山登りを始めてもうすぐ10ヶ月。たかだか10ヶ月の私達一家にとって、何十年も登っている先輩方から学ぶ事は多い。また私達より若い世代の人がその体力と気力をフル活用して世界へ飛び出していく姿はまぶしい。
そんな中から感動をもらった方々を3組紹介したい。
【毎日1山で9000日 東浦奈良男さん】
三重県伊勢市に住む84歳のおじいちゃん。定年の次の日から毎日休まず登山を続け、25年掛けて9000日に達したそうだ。
9月号の『山と渓谷』でその記事を読み、号泣してしまった。
定年前は3人のお子さんを連れて毎週日曜日に登っていたそうだ。お子さん達は皆嫌がっていたらしい。拓やみゆが「たまには山じゃなくてディズニーランドとかも行きたい~」と文句を言う姿が目に浮かぶ。そう遠くない未来に必ずそんな日は訪れるだろう。
しかし東浦さんは記事の中で述べている。「子供達には、ただただ丈夫な体になって欲しかった」
その思いはきちんと伝わっている。「嫌だったが、今のこの丈夫な体は父が山登りに連れ出してくれたからです。」とは長男氏のコメントだ。
今、奈良男さんは病気で入院中の奥さんの為に登っている。
「ダイヤモンドを買ってやる金はないが、1万日登り続けて『あー、この人と結婚して良かった』と思ってもらいたい」
なんと屈強な心か。なんと優しい心なのか。
【世界最高峰を単独で目指す若者 栗城史多さん】
テレビで紹介されていて知った栗城史多(くりきのぶかず)さん。27歳。
身長160cmと小柄な彼は、他のどんなスポーツをやっても鳴かず飛ばずだった。
それが大学で山岳部に入部後、メキメキと頭角を表し、一気に日本でも有数のアルピニストに駆け上った。
彼の登頂スタイルはちょっと変わっている。単独・無酸素とここまでは他にもいるのだが、スゴイのは自身をビデオ撮影しながら登る事だ。
カメラを設置してその前を歩き、戻ってカメラを回収してまた進む。撮った映像をインターネットでベースキャンプからすぐに配信している。
彼はもう5年余り、肉と酒を口にしていないそうだ。山登りの理想の体つくりの為に一番楽しいであろう20代にそこまでストイックに生きられる彼もまた屈強な精神の持ち主である。
【子連れ百名山家族】
三姉妹を連れて日本百名山を中心に登山を続ける家族が関西にいる。その名も子連れ百名山家族(我が家で勝手にそう呼んでいるだけ・・)。
子供が2歳になるとオンブから歩きになる。そして、ものすごい山に登り始める。
日本で2番目に高い北岳にも、私達がその麓までしか行けなかった白馬岳も2歳で登っている。

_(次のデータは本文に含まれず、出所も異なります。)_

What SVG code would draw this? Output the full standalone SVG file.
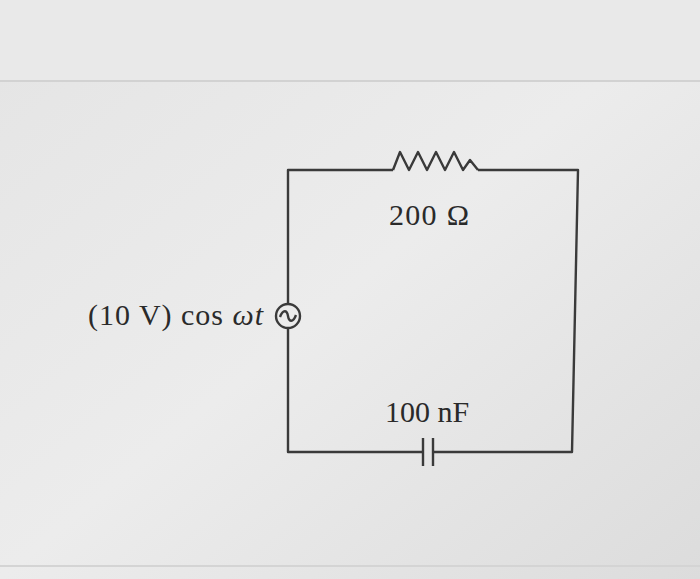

子供も大変だが、その手をひいて登る、あるいは5人分の重い荷物を担いで登るご両親もどんなに大変だっただろうかとただただ驚愕し、感心するばかりだ。
今では三姉妹はそれぞれ中学生・小学生に成長している。
家族で旅をし、そこにある山に登る。その単純な過程の中で、家族は何を話し何を思うのだろうか。何はともあれ、そこには強い絆が生まれる事は間違いない。
3組はそれぞれ違うスタイルで違う目的を持って山登りをしている。
しかし、山に全力を掛ける人々には一環したものを感じる。
それは、生きていく力強さみたいなものを持っている事。大自然を相手にするだけに、時には風雨の中を歩く事もある。足止めされて計画が狂う事もある。圧倒的な自然の前に自分の力の無さを実感せざるを得ないのだ。
だからこそ、強くなろうとする。真摯な気持ちになろうとする。たゆまぬ努力を続ける。
今の我が家は、とりあえず「駐車場があって、拓が登れそうで、近くにキャンプ場と温泉のある低い山」を見つけて、遮二無二登っている。
子供達との登山はきっと期間限定だ。だから、子供と過ごせる限られた時間を宝物として残したい。大切に大切に愛しむ気持ちで。遠からずパパと二人で仲良くノンビリ登る日がやってくるはずだから・・・。
いつか、我が家も何か目的を見出すだろうか?強さを身につけていけるだろうか?
それを楽しみにしつつ、目の前のトレーニングと低~い山登りに勤しみたいと思う。